**Challenge:** Skip any picture you find and retype all the remaining lines exactly.

**Recorded data:**
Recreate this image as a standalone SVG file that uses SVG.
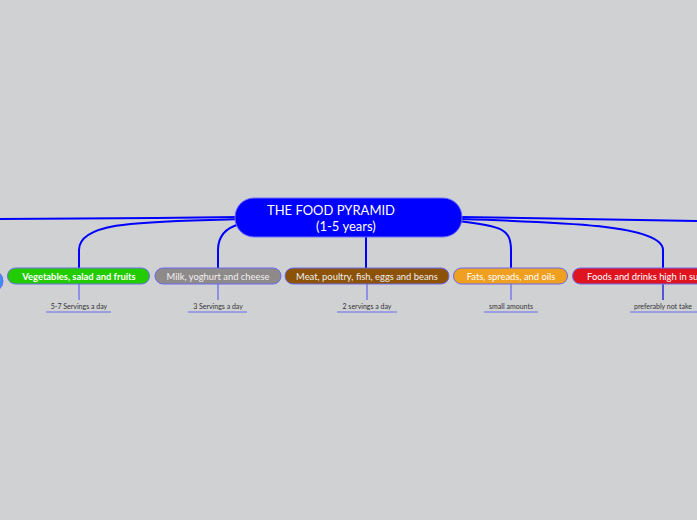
<svg xmlns="http://www.w3.org/2000/svg" width="697" height="520" viewBox="0 0 697 520">
<style>
.conn{fill:none;stroke:#0000ff;stroke-width:2}
.sub{fill:none;stroke:#6464f0;stroke-width:1.2}
.ul{fill:none;stroke:#6a6af0;stroke-width:1}
.node{stroke:#6a6af0;stroke-width:1}
.lbl{font-family:Lato,"Open Sans",sans-serif;font-size:9.4px;text-anchor:middle}
.st{font-family:Lato,"Open Sans",sans-serif;font-size:7px;fill:#333;text-anchor:middle}
</style>
<rect width="697" height="520" fill="#d0d1d3"/>
<g id="connectors">
<path class="conn" d="M240,217 C160,218 60,219 0,219"/>
<path class="conn" d="M240,219 C150,222 79,220 79,250 L79,268"/>
<path class="conn" d="M240,224 C225,228 218,236 218,250 L218,268"/>
<path class="conn" d="M366,237 L366,268"/>
<path class="conn" d="M458,221 C500,226 511,228 511,250 L511,268"/>
<path class="conn" d="M460,219 C560,222 663,225 663,250 L663,268"/>
<path class="conn" d="M460,217 C560,218 640,220 697,221"/>
<path class="sub" d="M79,284 V300"/>
<path class="sub" d="M218,284 V300"/>
<path class="sub" d="M367,284 V300"/>
<path class="sub" d="M511,284 V300"/>
<path d="M663,284 V300" fill="none" stroke="#0000dd" stroke-width="1.2"/>
<path class="ul" d="M46,312 H111"/>
<path class="ul" d="M188,312 H247"/>
<path class="ul" d="M337,312 H397"/>
<path class="ul" d="M484,312 H538"/>
<path class="ul" d="M630,312 H697"/>
</g>
<g id="center">
<rect x="235" y="198" width="227" height="39" rx="19" fill="#0000ff" stroke="#7070ff" stroke-width="1"/>
<text x="267" y="215" font-family="Lato,'Open Sans',sans-serif" font-size="13px" fill="#fff">THE FOOD PYRAMID</text>
<text x="316" y="231" font-family="Lato,'Open Sans',sans-serif" font-size="13px" fill="#fff">(1-5 years)</text>
</g>
<g id="left-node">
<rect x="-60" y="270" width="63" height="22" rx="11" fill="#3a8cff" stroke="#6a6af0"/>
</g>
<g id="veg">
<rect class="node" x="7.5" y="268" width="142" height="16" rx="8" fill="#22cc00"/>
<text class="lbl" x="79" y="279.5" fill="#fff" font-weight="bold">Vegetables, salad and fruits</text>
<text class="st" x="79" y="309">5-7 Servings a day</text>
</g>
<g id="milk">
<rect class="node" x="155" y="268" width="126" height="16" rx="8" fill="#8f8a8a"/>
<text class="lbl" x="218" y="279.5" fill="#f0f0f0">Milk, yoghurt and cheese</text>
<text class="st" x="218" y="309">3 Servings a day</text>
</g>
<g id="meat">
<rect class="node" x="285" y="268" width="164" height="16" rx="8" fill="#8b5208"/>
<text class="lbl" x="367" y="279.5" fill="#f0f0f0">Meat, poultry, fish, eggs and beans</text>
<text class="st" x="367" y="309">2 servings a day</text>
</g>
<g id="fats">
<rect class="node" x="453.5" y="268" width="114" height="16" rx="8" fill="#f0a020"/>
<text class="lbl" x="511" y="279.5" fill="#fff">Fats, spreads, and oils</text>
<text class="st" x="511" y="309">small amounts</text>
</g>
<g id="sugar">
<rect class="node" x="572.5" y="268" width="180" height="16" rx="8" fill="#e0141e"/>
<text x="587" y="279.5" font-family="Lato,'Open Sans',sans-serif" font-size="9.4px" fill="#fff">Foods and drinks high in sugar</text>
<text class="st" x="663" y="309">preferably not take</text>
</g>
</svg>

**Response:**
Recreate this image as a standalone SVG file that uses SVG.
<svg xmlns="http://www.w3.org/2000/svg" width="697" height="520" viewBox="0 0 697 520">
<style>
.conn{fill:none;stroke:#0000ff;stroke-width:2}
.sub{fill:none;stroke:#6464f0;stroke-width:1.2}
.ul{fill:none;stroke:#6a6af0;stroke-width:1}
.node{stroke:#6a6af0;stroke-width:1}
.lbl{font-family:Lato,"Open Sans",sans-serif;font-size:9.4px;text-anchor:middle}
.st{font-family:Lato,"Open Sans",sans-serif;font-size:7px;fill:#333;text-anchor:middle}
</style>
<rect width="697" height="520" fill="#d0d1d3"/>
<g id="connectors">
<path class="conn" d="M240,217 C160,218 60,219 0,219"/>
<path class="conn" d="M240,219 C150,222 79,220 79,250 L79,268"/>
<path class="conn" d="M240,224 C225,228 218,236 218,250 L218,268"/>
<path class="conn" d="M366,237 L366,268"/>
<path class="conn" d="M458,221 C500,226 511,228 511,250 L511,268"/>
<path class="conn" d="M460,219 C560,222 663,225 663,250 L663,268"/>
<path class="conn" d="M460,217 C560,218 640,220 697,221"/>
<path class="sub" d="M79,284 V300"/>
<path class="sub" d="M218,284 V300"/>
<path class="sub" d="M367,284 V300"/>
<path class="sub" d="M511,284 V300"/>
<path d="M663,284 V300" fill="none" stroke="#0000dd" stroke-width="1.2"/>
<path class="ul" d="M46,312 H111"/>
<path class="ul" d="M188,312 H247"/>
<path class="ul" d="M337,312 H397"/>
<path class="ul" d="M484,312 H538"/>
<path class="ul" d="M630,312 H697"/>
</g>
<g id="center">
<rect x="235" y="198" width="227" height="39" rx="19" fill="#0000ff" stroke="#7070ff" stroke-width="1"/>
<text x="267" y="215" font-family="Lato,'Open Sans',sans-serif" font-size="13px" fill="#fff">THE FOOD PYRAMID</text>
<text x="316" y="231" font-family="Lato,'Open Sans',sans-serif" font-size="13px" fill="#fff">(1-5 years)</text>
</g>
<g id="left-node">
<rect x="-60" y="270" width="63" height="22" rx="11" fill="#3a8cff" stroke="#6a6af0"/>
</g>
<g id="veg">
<rect class="node" x="7.5" y="268" width="142" height="16" rx="8" fill="#22cc00"/>
<text class="lbl" x="79" y="279.5" fill="#fff" font-weight="bold">Vegetables, salad and fruits</text>
<text class="st" x="79" y="309">5-7 Servings a day</text>
</g>
<g id="milk">
<rect class="node" x="155" y="268" width="126" height="16" rx="8" fill="#8f8a8a"/>
<text class="lbl" x="218" y="279.5" fill="#f0f0f0">Milk, yoghurt and cheese</text>
<text class="st" x="218" y="309">3 Servings a day</text>
</g>
<g id="meat">
<rect class="node" x="285" y="268" width="164" height="16" rx="8" fill="#8b5208"/>
<text class="lbl" x="367" y="279.5" fill="#f0f0f0">Meat, poultry, fish, eggs and beans</text>
<text class="st" x="367" y="309">2 servings a day</text>
</g>
<g id="fats">
<rect class="node" x="453.5" y="268" width="114" height="16" rx="8" fill="#f0a020"/>
<text class="lbl" x="511" y="279.5" fill="#fff">Fats, spreads, and oils</text>
<text class="st" x="511" y="309">small amounts</text>
</g>
<g id="sugar">
<rect class="node" x="572.5" y="268" width="180" height="16" rx="8" fill="#e0141e"/>
<text x="587" y="279.5" font-family="Lato,'Open Sans',sans-serif" font-size="9.4px" fill="#fff">Foods and drinks high in sugar</text>
<text class="st" x="663" y="309">preferably not take</text>
</g>
</svg>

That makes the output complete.